* **Information provided**
+ + +
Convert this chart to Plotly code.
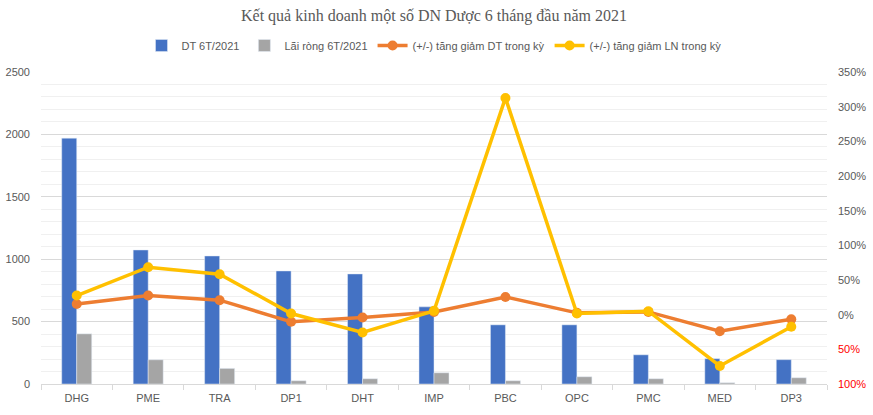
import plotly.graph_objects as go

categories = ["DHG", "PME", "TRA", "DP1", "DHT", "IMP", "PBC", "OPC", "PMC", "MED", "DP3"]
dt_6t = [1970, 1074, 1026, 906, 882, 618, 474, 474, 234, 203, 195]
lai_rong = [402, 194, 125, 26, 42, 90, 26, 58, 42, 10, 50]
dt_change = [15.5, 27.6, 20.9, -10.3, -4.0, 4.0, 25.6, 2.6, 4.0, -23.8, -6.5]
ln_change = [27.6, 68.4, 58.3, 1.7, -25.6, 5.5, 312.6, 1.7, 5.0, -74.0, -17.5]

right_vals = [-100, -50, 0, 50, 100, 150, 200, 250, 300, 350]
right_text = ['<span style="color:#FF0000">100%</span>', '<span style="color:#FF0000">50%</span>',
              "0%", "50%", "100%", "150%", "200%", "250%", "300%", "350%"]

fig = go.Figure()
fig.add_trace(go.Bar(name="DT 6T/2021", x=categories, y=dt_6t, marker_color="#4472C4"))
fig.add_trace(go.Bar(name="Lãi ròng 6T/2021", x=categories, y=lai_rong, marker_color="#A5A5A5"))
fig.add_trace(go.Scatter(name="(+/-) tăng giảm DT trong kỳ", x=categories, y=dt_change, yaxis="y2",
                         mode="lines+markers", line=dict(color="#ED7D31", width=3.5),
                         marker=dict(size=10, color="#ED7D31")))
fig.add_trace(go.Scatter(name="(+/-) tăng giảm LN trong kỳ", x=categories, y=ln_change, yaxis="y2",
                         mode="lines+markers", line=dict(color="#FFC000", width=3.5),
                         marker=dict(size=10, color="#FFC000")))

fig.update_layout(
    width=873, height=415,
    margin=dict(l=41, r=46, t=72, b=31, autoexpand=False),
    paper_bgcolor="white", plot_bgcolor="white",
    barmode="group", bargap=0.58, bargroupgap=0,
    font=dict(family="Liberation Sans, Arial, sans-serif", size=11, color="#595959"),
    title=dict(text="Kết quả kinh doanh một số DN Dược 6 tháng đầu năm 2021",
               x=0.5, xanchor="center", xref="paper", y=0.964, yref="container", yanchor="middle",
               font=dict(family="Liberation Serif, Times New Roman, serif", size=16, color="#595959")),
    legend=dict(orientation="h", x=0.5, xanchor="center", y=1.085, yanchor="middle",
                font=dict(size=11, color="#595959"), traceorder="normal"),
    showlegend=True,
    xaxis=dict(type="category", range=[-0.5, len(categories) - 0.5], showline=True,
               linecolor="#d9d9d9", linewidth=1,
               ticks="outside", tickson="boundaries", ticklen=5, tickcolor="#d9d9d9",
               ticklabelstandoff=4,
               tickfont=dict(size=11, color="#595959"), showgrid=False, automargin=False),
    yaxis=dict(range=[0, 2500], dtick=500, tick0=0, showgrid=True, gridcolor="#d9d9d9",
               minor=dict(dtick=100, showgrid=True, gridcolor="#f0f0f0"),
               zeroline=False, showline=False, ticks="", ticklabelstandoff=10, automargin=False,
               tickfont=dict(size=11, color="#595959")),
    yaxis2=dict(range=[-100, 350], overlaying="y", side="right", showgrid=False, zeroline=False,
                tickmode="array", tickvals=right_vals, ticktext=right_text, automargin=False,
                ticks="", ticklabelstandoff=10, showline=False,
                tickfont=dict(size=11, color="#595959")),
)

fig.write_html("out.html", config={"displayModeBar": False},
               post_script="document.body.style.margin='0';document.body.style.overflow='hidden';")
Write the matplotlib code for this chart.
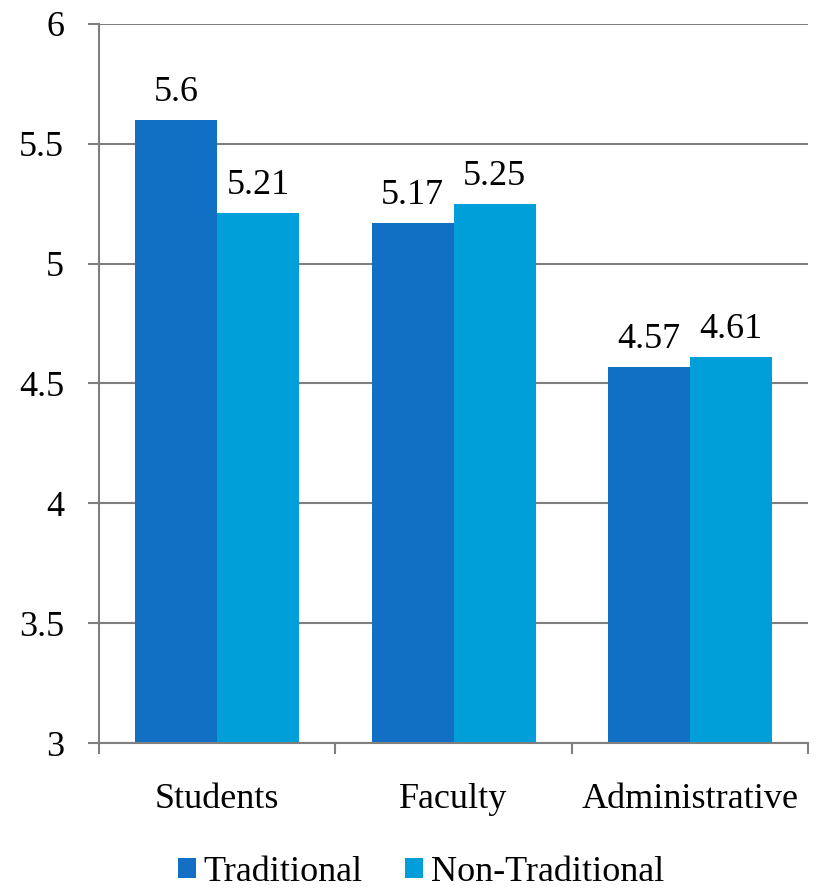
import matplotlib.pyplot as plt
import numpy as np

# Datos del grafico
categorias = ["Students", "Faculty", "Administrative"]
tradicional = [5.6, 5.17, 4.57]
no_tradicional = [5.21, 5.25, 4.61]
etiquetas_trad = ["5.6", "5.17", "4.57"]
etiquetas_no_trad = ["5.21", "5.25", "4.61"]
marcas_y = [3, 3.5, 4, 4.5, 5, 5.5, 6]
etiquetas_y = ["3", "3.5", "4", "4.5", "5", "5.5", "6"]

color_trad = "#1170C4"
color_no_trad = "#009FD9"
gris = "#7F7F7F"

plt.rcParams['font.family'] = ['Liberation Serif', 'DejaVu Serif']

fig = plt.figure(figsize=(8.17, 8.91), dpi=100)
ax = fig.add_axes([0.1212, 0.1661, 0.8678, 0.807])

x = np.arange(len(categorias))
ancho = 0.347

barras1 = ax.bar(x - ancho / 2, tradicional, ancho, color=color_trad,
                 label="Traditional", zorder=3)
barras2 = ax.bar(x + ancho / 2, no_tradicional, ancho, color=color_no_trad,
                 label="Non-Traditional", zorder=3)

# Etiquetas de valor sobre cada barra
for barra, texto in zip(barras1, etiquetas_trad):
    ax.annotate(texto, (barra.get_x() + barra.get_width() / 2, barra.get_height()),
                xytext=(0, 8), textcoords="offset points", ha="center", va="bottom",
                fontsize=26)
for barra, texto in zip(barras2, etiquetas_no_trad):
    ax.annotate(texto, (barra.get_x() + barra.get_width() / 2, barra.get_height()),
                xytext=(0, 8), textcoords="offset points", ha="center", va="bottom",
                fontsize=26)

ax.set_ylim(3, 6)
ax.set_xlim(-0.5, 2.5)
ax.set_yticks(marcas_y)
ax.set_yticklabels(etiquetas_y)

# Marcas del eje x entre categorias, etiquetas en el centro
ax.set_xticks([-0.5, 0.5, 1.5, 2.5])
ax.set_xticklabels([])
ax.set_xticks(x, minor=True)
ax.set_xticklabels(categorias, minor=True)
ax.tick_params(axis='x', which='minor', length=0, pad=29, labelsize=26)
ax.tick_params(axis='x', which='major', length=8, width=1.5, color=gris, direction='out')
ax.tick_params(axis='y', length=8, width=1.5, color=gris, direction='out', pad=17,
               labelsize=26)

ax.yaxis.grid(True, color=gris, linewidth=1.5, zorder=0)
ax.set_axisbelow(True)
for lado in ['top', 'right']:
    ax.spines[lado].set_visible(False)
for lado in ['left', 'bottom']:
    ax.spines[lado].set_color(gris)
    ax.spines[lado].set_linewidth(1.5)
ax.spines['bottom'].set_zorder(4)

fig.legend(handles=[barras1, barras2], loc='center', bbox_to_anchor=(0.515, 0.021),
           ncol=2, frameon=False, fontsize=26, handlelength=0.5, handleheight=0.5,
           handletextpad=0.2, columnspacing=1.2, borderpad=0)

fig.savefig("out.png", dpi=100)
+ + +
* **What you need to do**
How many lines in the records above contain the word "chart"? Give only the number.

* **Solution for this exercise**
2